Whatever I played, the system continued to deliver clarity and unforced detail. It would be hard to find music timbrally denser than John Corigliano’s Chiaroscuro for Two Pianos Tuned a Quarter-Tone Apart, whose arsenal ranges from ghostly echoed single-note lines to clangorous, bells-run-amok explosions. Yet the RSL system’s presentation of this piano-palooza was clearly drawn, with a relaxed, natural transparency that never sounded metallic or harsh.
I did not note any dramatic sense of front-to-back depth in my room, but lateral stereo imaging was both continuous and precise. Listening to the Corigliano (and other music) in surround proved satisfying, too.
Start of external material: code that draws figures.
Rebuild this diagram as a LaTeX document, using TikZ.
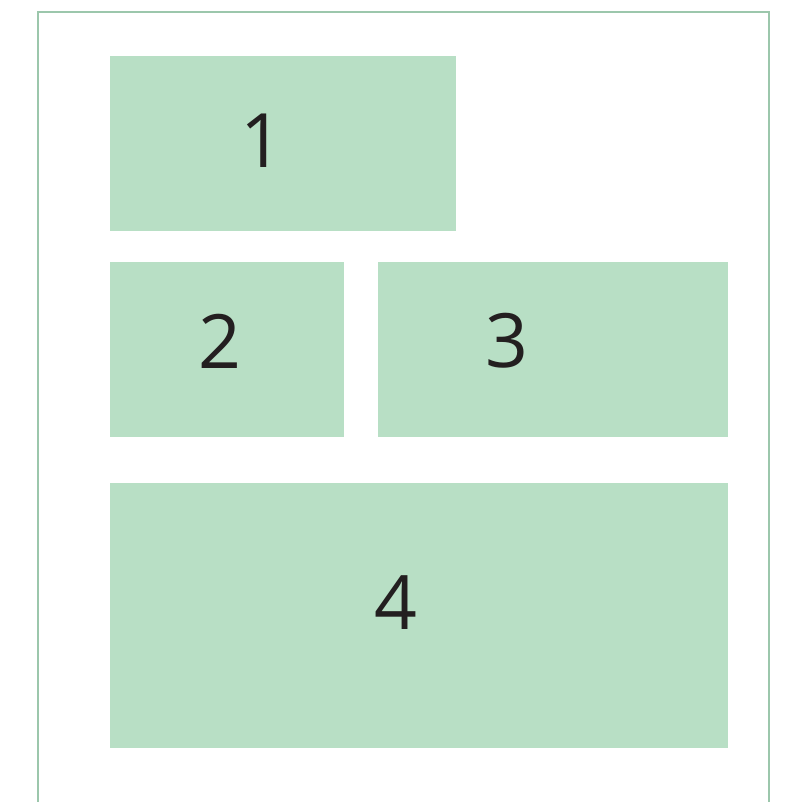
\documentclass[tikz,border=0pt]{standalone}
\usepackage{fontspec}
\setmainfont{Open Sans}
\usetikzlibrary{positioning}

\definecolor{panelgreen}{HTML}{B8DFC5}
\definecolor{framegreen}{HTML}{9CC7AC}
\definecolor{digitgray}{HTML}{231F20}

\begin{document}
\begin{tikzpicture}[
    x=1pt, y=-1pt,
    % Styling for the layout panels
    panel/.style={rectangle, anchor=north west, inner sep=0pt, fill=panelgreen, draw=none},
    digit/.style={text=digitgray, inner sep=0pt, font=\fontsize{75}{80}\selectfont},
    frame/.style={draw=framegreen, line width=2.5pt}
]
    \useasboundingbox (0,0) rectangle (798,802);

    % Outer frame, open at the bottom
    \draw[frame] (38,805) -- (38,12) -- (769,12) -- (769,805);

    % Panels
    \node[panel, minimum width=346pt, minimum height=175pt] (P1) at (110,56)  {};
    \node[panel, minimum width=234pt, minimum height=175pt] (P2) at (110,262) {};
    \node[panel, minimum width=350pt, minimum height=175pt] (P3) at (378,262) {};
    \node[panel, minimum width=618pt, minimum height=265pt] (P4) at (110,483) {};

    % Panel numbers
    \node[digit] (N1) at (262,141) {1};
    \node[digit] (N2) at (220,341) {2};
    \node[digit] (N3) at (507,341) {3};
    \node[digit] (N4) at (396,603) {4};

\end{tikzpicture}
\end{document}
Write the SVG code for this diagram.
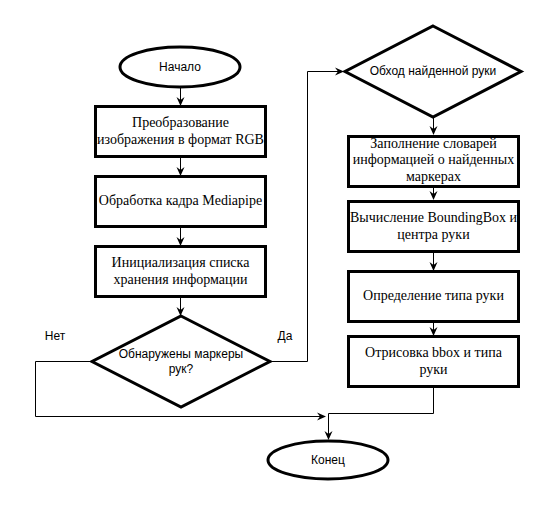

The surround-channel CG4s did not “flashlight” ambient sounds, while the front pair locked up with the center CG24 to form a truly seamless front stage.
I have plenty of old favorites that showed me a sub able to score well above average for a 10-inch design in terms of both extension and output. The Speedwoofer 10 did not stumble on the cannon shots from Master and Commander: The Far Side of the World, did not tunelessly rumble on avalanches and explosions, and gave an impressive account with both big-bass orchestral and live rock music.
Not too surprisingly, the CG4 will not play infinitely loudly. As drive levels neared the limits of my 150-watts-per-channel amplifier, the RSL sats voiced their unhappiness by sounding audibly grainier on the biggest transients. So, while the CG4/Speedwoofer 10 combo should deliver clean headroom to spare in any but the largest spaces, it’s probably not going to become the first choice of metalheads.